Foto 1
I’m someone who’s supposed to be me.
(Don DeLillo, “Zero K”)
Una mattina, leggendo il giornale sul telefono, ho trovato una foto di me, comparsa fra le comparse, perso nella folla, dietro al famoso attore Richard Madden – il Robb Stark di Game of thrones.
Si trattava di una foto di scena dalla serie I medici, in queste settimane in onda su rai 1, che – si dica rapidamente – è piuttosto inguardabile. Il mio ruolo nella serie, da contratto, era di fare lo stand-in (cioè quello che fa la prova luci al posto degli attori) dello stesso Richard-Robb-Cosimo de’ Medici.
L’effetto della foto su di me è stato straniante, lo stesso effetto di sentire la propria voce registrata. Forse qualcosa di più: la totale mancanza di posa, il fuoco dell’obbiettivo sul famoso attore e così l’attenzione di qualunque persona dalla media cultura televisiva (me compreso), la calca di persone, gli abiti rinascimentali…

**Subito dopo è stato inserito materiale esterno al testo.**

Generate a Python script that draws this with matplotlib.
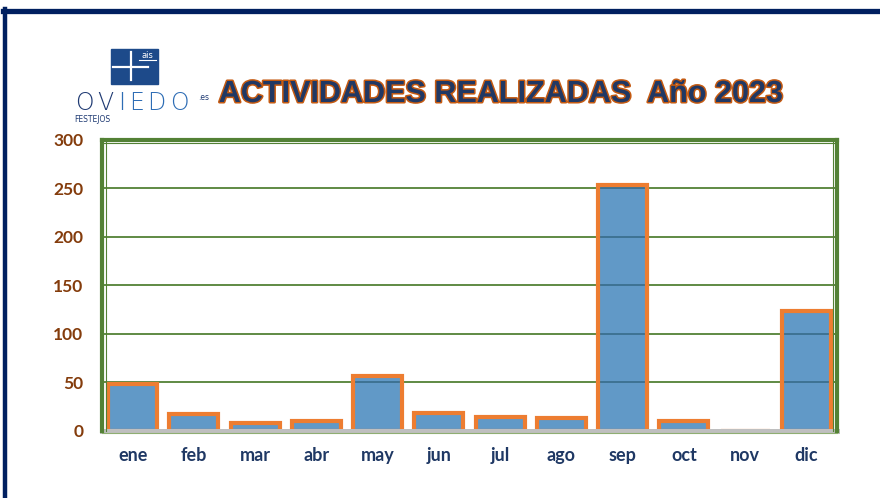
import matplotlib
matplotlib.use("Agg")
import matplotlib.pyplot as plt
import matplotlib.patheffects as pe
from matplotlib.transforms import ScaledTranslation
from matplotlib.patches import Rectangle
from matplotlib.lines import Line2D

months = ["ene", "feb", "mar", "abr", "may", "jun", "jul", "ago", "sep", "oct", "nov", "dic"]
values = [48, 17, 8, 10, 56, 18, 14, 13, 253, 10, 0, 123]
yticks = [0, 50, 100, 150, 200, 250, 300]
title = "ACTIVIDADES REALIZADAS  Año 2023"

W, H = 880, 498
fig = plt.figure(figsize=(W / 100, H / 100), dpi=100)
fig.patch.set_facecolor("white")

# axes placement (pixels)
L, R, T, B = 102, 837, 139.8, 430.8
ax = fig.add_axes([L / W, (H - B) / H, (R - L) / W, (B - T) / H])
ax.set_facecolor("white")
ax.set_xlim(-0.5, len(months) - 0.5)
ax.set_ylim(0, 300)

GREEN = "#538135"
BLUE = "#6199c7"
ORANGE = "#ed7d31"

x = list(range(len(months)))
fills = ax.bar(x, values, width=0.8, color=BLUE, edgecolor="none", zorder=2)
for yv in yticks[1:-1]:
    ax.axhline(yv, color=GREEN, lw=1.3, zorder=1)
    for b in fills:
        ln = ax.axhline(yv, color="#3b6f8f", lw=1.3, zorder=3)
        ln.set_clip_path(b)
ax.bar(x, values, width=0.8, color="none", edgecolor=ORANGE, linewidth=3.0, zorder=4)

px = lambda p: ScaledTranslation(0, p / 100, fig.dpi_scale_trans)
offx = lambda p: ScaledTranslation(p / 100, 0, fig.dpi_scale_trans)
ax.axhline(0, color="#bfbfbf", lw=3.6, zorder=5, clip_on=False)
ax.plot([0, 1], [0, 0], transform=ax.transAxes + px(-2.6), color="#8fae72", lw=0.8,
        zorder=5, clip_on=False)

for s in ["left", "top", "right"]:
    ax.spines[s].set_color(GREEN)
    ax.spines[s].set_linewidth(3.0)
    ax.spines[s].set_zorder(6)
ax.spines["bottom"].set_visible(False)
ax.plot([0, 0], [0, 1], transform=ax.transAxes + offx(3.5), color=GREEN, lw=0.8, zorder=6, clip_on=False)
ax.plot([1, 1], [0, 1], transform=ax.transAxes + offx(-4.0), color=GREEN, lw=0.8, zorder=6, clip_on=False)
ax.plot([0, 1], [1, 1], transform=ax.transAxes + px(-3.5), color=GREEN, lw=0.8, zorder=6, clip_on=False)

ax.set_yticks(yticks)
ax.set_yticklabels([str(v) for v in yticks], fontsize=12.5, fontweight="bold",
                   color="#843c0c", fontfamily="Lato")
ax.set_xticks(x)
ax.set_xticklabels(months, fontsize=13, fontweight="bold", color="#1f3864", fontfamily="Lato")
ax.tick_params(axis="y", length=0, pad=13.5)
ax.tick_params(axis="x", length=0, pad=11.5)

# title
fig.text(500 / W, 1 - 94 / H, title, ha="center", va="center", fontsize=22,
         fontweight="bold", fontfamily="Liberation Sans", color="#203864",
         path_effects=[pe.Stroke(linewidth=2.2, foreground="#c55a11"), pe.Normal()])

# outer navy frame
NAVY = "#002060"
fig.add_artist(Line2D([3 / W, 1], [1 - 11.5 / H, 1 - 11.5 / H], color=NAVY, lw=3.8,
                      transform=fig.transFigure))
fig.add_artist(Line2D([5 / W, 5 / W], [0, 1 - 9.5 / H], color=NAVY, lw=3.2,
                      transform=fig.transFigure))

# logo
LOGO = "#1d4a8a"
fig.add_artist(Rectangle((111 / W, 1 - 84 / H), 47 / W, 35 / H, color=LOGO,
                         transform=fig.transFigure))
fig.add_artist(Line2D([131 / W, 131 / W], [1 - 80 / H, 1 - 52 / H], color="white", lw=1.6,
                      transform=fig.transFigure))
fig.add_artist(Line2D([113 / W, 148 / W], [1 - 67 / H, 1 - 67 / H], color="white", lw=1.6,
                      transform=fig.transFigure))
fig.text(147 / W, 1 - 56 / H, "ais", ha="center", va="center", fontsize=6, color="white",
         fontfamily="DejaVu Sans")
fig.add_artist(Line2D([139 / W, 156 / W], [1 - 60.5 / H, 1 - 60.5 / H], color="white", lw=0.8,
                      transform=fig.transFigure))

# OVIEDO word, letters spaced to match the wide logo typeface
logo_letters = "OVIEDO"
logo_colors = ["#1f3a73", "#1f3a73", "#2e6db5", "#2e6db5", "#2e6db5", "#2e6db5"]
fig.canvas.draw()
renderer = fig.canvas.get_renderer()
cur = 75.0
for ch, c in zip(logo_letters, logo_colors):
    t = fig.text(cur / W, 1 - 103 / H, ch, ha="left", va="center", fontsize=17,
                 color=c, fontfamily="DejaVu Sans", fontweight="light")
    bb = t.get_window_extent(renderer=renderer)
    cur = bb.x1 + 4
fig.text(198 / W, 1 - 97 / H, ".es", ha="left", va="center", fontsize=5.5,
         color="#1f3a73", fontfamily="DejaVu Sans")
fig.text(74 / W, 1 - 120 / H, "FESTEJOS", ha="left", va="center", fontsize=5.5,
         color="#1f3a73", fontfamily="DejaVu Sans")

fig.savefig("out.png", dpi=100, facecolor="white")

Al di là del fatto che le mie occhiaie tradivano la serata precedente e la levataccia che ne è seguita, quello che ho fatto vedendo la foto è stato prima di tutto una supposizione. Non ho pensato “quello sono io”, ma “quello devo essere io”. Contro l’evidenza che fossi in effetti io, si stagliava l’impressione che ci fosse qualcosa di diverso, qualcosa di meno. Ho pensato che probabilmente era la celebrità del famoso attore a risucchiare la mia anonimità, come se fosse qualcosa di ulteriore di cui liberarsi – l’anonimato. Oppure che semplicemente ero venuto male (male rispetto a me o rispetto al famoso attore?).
Quando ho provato a taggarmici, questo gesto aveva in sé una carica innaturale, uno sforzo teorico eccessivo. Su facebook ho tutte foto straselezionate – anche quelle dove sono gli altri a taggarmi hanno subìto una selezione a monte, al momento di farle e di concederle – foto che mostrano un particolare lato di me che ho deciso di mostrare. È ormai difficile trovarsi in una foto rubata, senza parlare dei selfie. Un attore del resto è sempre pronto, è nato per farsi fotografare. Nessuna foto di un attore può mai essere del tutto rubata, questo è il suo essere. Uno stand-in invece è per definizione impossibilitato ad impressionare la pellicola. Solo la luce lo scolpisce, effimera, per pochi attimi. Uno stand-in è un’assenza vestita da pagliaccio.
Foto 2
Io non tremo, è solo un po’ di me che se ne va.
(Manuel Agnelli, “Bye bye Bombay”)
Il secondo giorno di riprese mi sono ritrovato a fare la comparsa. In un gelido mattino di novembre, a Pistoia, si tremava; il mio ruolo era quello di “servo degli Albizi” e la mia scena era portare un baule dal palazzo alla carrozza, dunque caricarlo e tornare indietro. In totale abbiamo fatto una quindicina di ciak, girando fino all’ultimo scampolo di luce naturale.
Nonostante il fastidio provato per la pronuncia più volte piana della parola “albizi”, una sdrucciola, con tanto di presuntuosa spiegazione da parte dell’attore Roberto Accornero all’attrice Valentina Cervi – di cui mi ero preso una discreta cotta – e nonostante mi sentissi un coglione, a fumarmi i cicchini di nascosto vestito in calzamaglia, palandrana e scarpette di stoffa, in attesa del grido ACTION! e con un cappello che la mia enorme testa continuava a scalzare, appena rasato e privato delle basette da due parrucchieri esaltati dal mio profilo “etrusco” – al che mi sono anche un po’ risentito – nonostante tutto, dicevo, è stato divertente ed è valso il gioco nella scuola d’italiano dove insegno di “trova-l’insegnante-Giovanni-nella-fantastica-serie-sui-Medici”.
La nostra lingua è fatta per lo più di piane, ma le sdrucciole – come dice il mio amico Benia – sono molto più musicali.